The owners argue that if such provisional relief is granted, any damage will result in depreciation. Graff argues it will be subject to tariffs for not returning certain items to the United Kingdom by a date certain. However, the jewelry items are secure in a vault, pursuant to the parties’ stipulation, and no documentary support for the tariff claim is provided. Consequently, a balancing of the equities favors petitioners.

Finally, in granting the temporary injunction, the court must fix the amount of an undertaking to compensate the owners for damages in the event of a final determination that petitioners were not entitled to injunctive relief (CPLR 6312 [b]; Schwartz v Gruber, 261 AD2d 526, 527 [1999]; Blueberries Gourmet v Aris Realty Corp., 255 AD2d 348, 350 [1998]). The amount of the undertaking is a matter within the court’s sound discretion {id.). The owners seek a bond in a sum equal to the value of *364the retained jewelry items; petitioners solely request that the court fix the bond in a minimal sum. Since the value of the jewelry items being enjoined for hearings is $446,000, the court determines that petitioners shall post a bond in the sum of $150,000 within seven days of service of a copy of this order with notice of entry.

Accordingly, it is ordered that petitioners’ motion for a temporary preliminary injunction is granted to the extent of retaining in the custody of Donald A. Palmieri, on behalf of the New York City Police Department Property Clerk, pending a hearing, the James Martin Jewels Ltd. “11019 Plat. Cushion cut diamond 5.17 cts ‘F’ color VS1 clarity w/ 2 trapezoid diamonds 1.36 cts ring”; the William Goldberg Diamond Corp. “1 Oval Hoop Earring in Platinum 28= 12.23 D-E IF-VS (No Certs.) NR 2”; the Piaget white gold Fleuris watch, serial number 894562; and the Graft Diamonds (USA) Ltd. “USR 9775 White Round Diamond Ring w/ Baguette Shoulders”; and is otherwise denied; and it is further ordered that respondent owners’ cross motions are granted to the extent of directing that Donald A. Palmieri, on behalf of the New York City Police Department Property Clerk, return to Graff within seven days of service of a copy of this order with notice of entry the Graff GN 3877 ‘Yellow Radiant and White Diamond Necklace” and the Graff USR 7898 ‘Yellow Radiant Diamond Ring w/ Kite Diamond Shoulders” and to Piaget the Protocole watch, serial number 871183 and is otherwise denied; and it is further ordered that petitioners shall post a bond in the sum of $150,000, $60,000 by Gerald Modell Inc., $60,000 by Gem Financial Services, Inc. and $30,000 by Cash Depot, Inc., within seven days of service of a copy of this order with notice of entry.4

. Piranesi settled its claims with petitioner Gem pursuant to a “so ordered” stipulation dated April 25, 2003. Bulgari settled its claims with petitioner Modell pursuant to a “so ordered” stipulation dated May 5, 2003. Accordingly, Piranesi and Bulgari are no longer respondents in this proceeding.
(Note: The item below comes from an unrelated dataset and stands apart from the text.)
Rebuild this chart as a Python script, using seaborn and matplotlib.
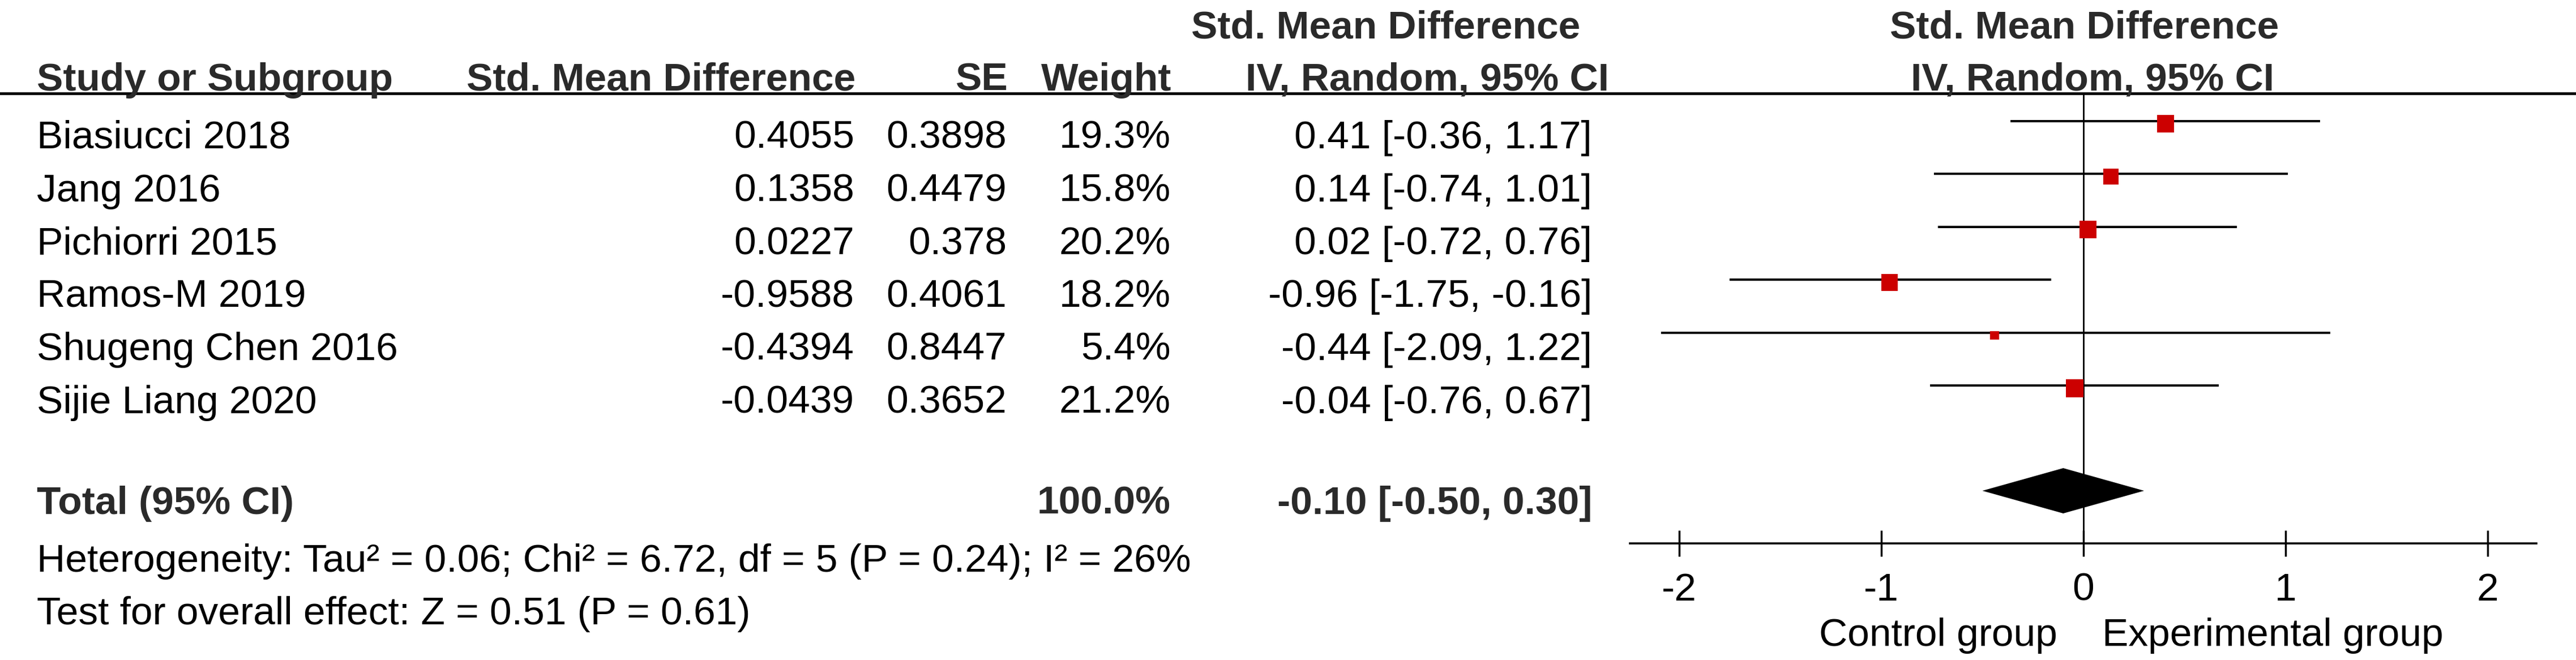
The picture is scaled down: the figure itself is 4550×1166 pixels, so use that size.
import matplotlib
matplotlib.use("Agg")
import matplotlib.pyplot as plt
import seaborn as sns
import pandas as pd

# ---------------- data ----------------
studies = ["Biasiucci 2018", "Jang 2016", "Pichiorri 2015", "Ramos-M 2019",
           "Shugeng Chen 2016", "Sijie Liang 2020"]
smd = [0.4055, 0.1358, 0.0227, -0.9588, -0.4394, -0.0439]
se = [0.3898, 0.4479, 0.378, 0.4061, 0.8447, 0.3652]
weight = [19.3, 15.8, 20.2, 18.2, 5.4, 21.2]
ci_low = [-0.36, -0.74, -0.72, -1.75, -2.09, -0.76]
ci_high = [1.17, 1.01, 0.76, -0.16, 1.22, 0.67]
total_weight = 100.0
total_est = -0.10
total_low = -0.50
total_high = 0.30
heterogeneity_text = "Heterogeneity: Tau² = 0.06; Chi² = 6.72, df = 5 (P = 0.24); I² = 26%"
overall_text = "Test for overall effect: Z = 0.51 (P = 0.61)"
xticks = [-2, -1, 0, 1, 2]
xtick_labels = ["-2", "-1", "0", "1", "2"]
left_favours = "Control group"
right_favours = "Experimental group"

# ---------------- style ----------------
sns.set_style("white")
plt.rcParams["font.family"] = ["Liberation Sans", "DejaVu Sans"]

W, H, DPI = 4550, 1166, 100
fig = plt.figure(figsize=(W / DPI, H / DPI), dpi=DPI)
fig.patch.set_facecolor("white")

FS = 50
BOLD_C = "#2a2a2a"
bold = dict(fontsize=FS, fontweight="bold", color=BOLD_C, va="baseline")
reg = dict(fontsize=FS, color="black", va="baseline")

# text layer in pixel coordinates
axt = fig.add_axes([0, 0, 1, 1])
axt.set_xlim(0, W)
axt.set_ylim(H, 0)
axt.axis("off")

# layout (pixels)
ROW0_LINE, ROW_STEP = 213.5, 93.5
ROW0_BASE = 262
X_STUDY, X_SMD, X_SE, X_W, X_CI = 65, 1509, 1778, 2068, 2812
ZERO_PX, PX_PER_UNIT = 3680, 357
X_LO, X_HI = -2.245, 2.242
Y_TOP, Y_BOT = 166, 960

# header
axt.text(2104, 67, "Std. Mean Difference", ha="left", **bold)
axt.text(ZERO_PX + 2, 67, "Std. Mean Difference", ha="center", **bold)
axt.text(X_STUDY, 160, "Study or Subgroup", ha="left", **bold)
axt.text(X_SMD + 2, 160, "Std. Mean Difference", ha="right", **bold)
axt.text(X_SE + 3, 160, "SE", ha="right", **bold)
axt.text(X_W + 1, 160, "Weight", ha="right", **bold)
axt.text(2200, 160, "IV, Random, 95% CI", ha="left", **bold)
axt.text(ZERO_PX + 16, 160, "IV, Random, 95% CI", ha="center", **bold)
axt.axhline(165, color="black", lw=3.6)

# study rows
for i, name in enumerate(studies):
    yb = ROW0_BASE + ROW_STEP * i
    axt.text(X_STUDY, yb, name, ha="left", **reg)
    axt.text(X_SMD, yb, str(smd[i]), ha="right", **reg)
    axt.text(X_SE, yb, str(se[i]), ha="right", **reg)
    axt.text(X_W, yb, f"{weight[i]:.1f}%", ha="right", **reg)
    axt.text(X_CI, yb, f"{smd[i]:.2f} [{ci_low[i]:.2f}, {ci_high[i]:.2f}]", ha="right", **reg)

# total rows
axt.text(X_STUDY, 908, "Total (95% CI)", ha="left", **bold)
axt.text(X_W, 908, f"{total_weight:.1f}%", ha="right", **bold)
axt.text(X_CI, 908, f"{total_est:.2f} [{total_low:.2f}, {total_high:.2f}]", ha="right", **bold)
axt.text(X_STUDY, 1010, heterogeneity_text, ha="left", **reg)
axt.text(X_STUDY, 1103, overall_text, ha="left", **reg)

# favours labels
axt.text(ZERO_PX - 46, 1141, left_favours, ha="right", **reg)
axt.text(ZERO_PX + 33, 1141, right_favours, ha="left", **reg)

# ---------------- forest axes ----------------
ax_l = ZERO_PX + X_LO * PX_PER_UNIT
ax_r = ZERO_PX + X_HI * PX_PER_UNIT
ax = fig.add_axes([ax_l / W, (H - Y_BOT) / H, (ax_r - ax_l) / W, (Y_BOT - Y_TOP) / H])
ax.patch.set_alpha(0)

line_y = [ROW0_LINE + ROW_STEP * i for i in range(len(studies))]
df = pd.DataFrame({
    "study": studies,
    "smd": smd,
    "weight": weight,
    "line_y": line_y,
    "marker_y": [y + 5 for y in line_y],
})

ax.axvline(0, color="black", lw=2.0, zorder=1)
ax.hlines(df["line_y"], ci_low, ci_high, color="black", lw=2.9, zorder=2)
sns.scatterplot(data=df, x="smd", y="marker_y", size="weight",
                sizes=(0, 24.3 * 21.2), size_norm=(0, 21.2),
                marker="s", color="#CC0000", linewidth=0, legend=False,
                ax=ax, zorder=3)
ax.fill([total_low, total_est, total_high, total_est],
        [867, 827, 867, 907], color="black", lw=0, zorder=3)

ax.set_xlim(X_LO, X_HI)
ax.set_ylim(Y_BOT, Y_TOP)
ax.set_xlabel("")
ax.set_ylabel("")
ax.set_yticks([])
ax.set_xticks(xticks)
ax.set_xticklabels(xtick_labels)
for s in ["top", "left", "right"]:
    ax.spines[s].set_visible(False)
ax.spines["bottom"].set_color("black")
ax.spines["bottom"].set_linewidth(2.6)
ax.tick_params(axis="x", direction="inout", length=33, width=2.5, pad=20,
               labelsize=FS, colors="black", bottom=True)

fig.savefig("out.png", dpi=DPI, facecolor="white")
. At oral argument, this court was informed by counsel for respondent District Attorney that Khan had been indicted.

. Petitioners seek appointment of a new agent for the property clerk on the grounds that Palmieri is not impartial, since he submitted an affidavit on the owners’ behalf. Although an escrow agent should be impartial (Schuman v Conforti, 26 NY2d 755 [1970]), the court perceives no risk of Palmieri prematurely releasing jewelry items (see id.).

. On June 16, 2003, the court issued an amended decision and order solely to direct that the James Martin ring be returned and, on that basis, that the bond be reduced to $80,000.